Additional considerations should be taken when the model is executed from workflow within time loop involving the data exchange with other models. The efficient utilization of HPC resources generally implies that in such a case, the model API should schedule the execution for individual time step updates of the model, and this may require the model API to support restart capability from saved state, to prevent model utilizing costly HPC resources when waiting for potentially other models involved in the time loop.
There are different HPC integration levels possible with different requirements. Here we follow the less intrusive (from the HPC perspective) integration, illustrated on Fig. 2.14. The requirements are following:
A dedicated platform user account needs to be set up on HPC side, allowing to perform file transfer and job submission. On HPC, standardized job scheduling subsystem is required (SLURM Workload manager, 2021), (Wikipedia article on Portable Batch System, 2021).
External MuPIF node running ModelServer service for models to be executed on HPC (with MuPIF installation).

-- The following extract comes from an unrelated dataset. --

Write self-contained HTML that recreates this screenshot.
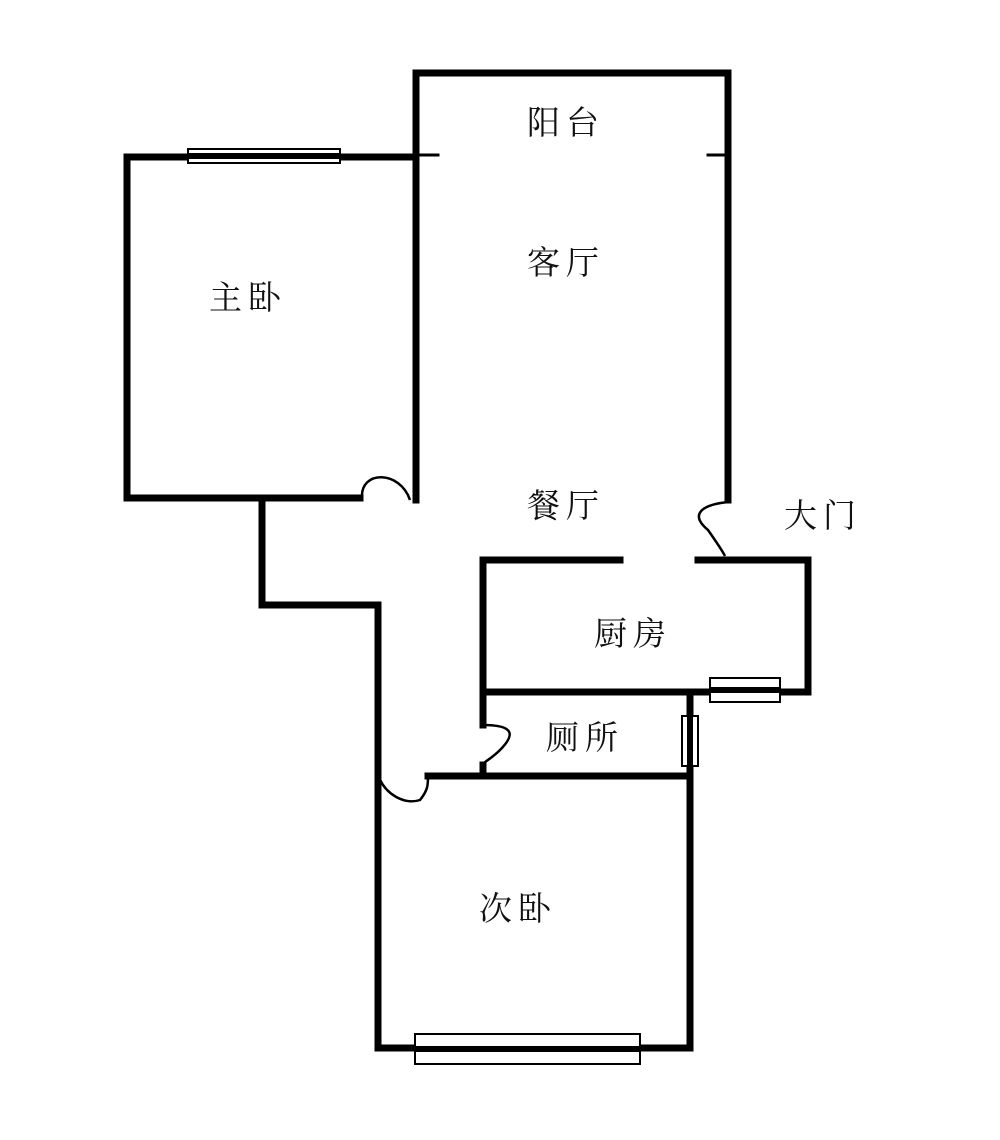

The node will also run individual model APIs, responsible for input collection, preparation of job scripts and their scheduling on HPCs, monitoring execution and result collection. The node must have network connectivity to HPC infrastructure allowing to perform file transfer and job submission using HPC credentials.
Fig. 2.14 Schema of 3rd party HPC integration
The MuPIF platform has been extended to provide dedicated HPC integration layer, that abstracts the various aspects of HPC integration: secure data transfer, job submission and monitoring. Both mainstream job submission systems (PBS, SLURM) are supported.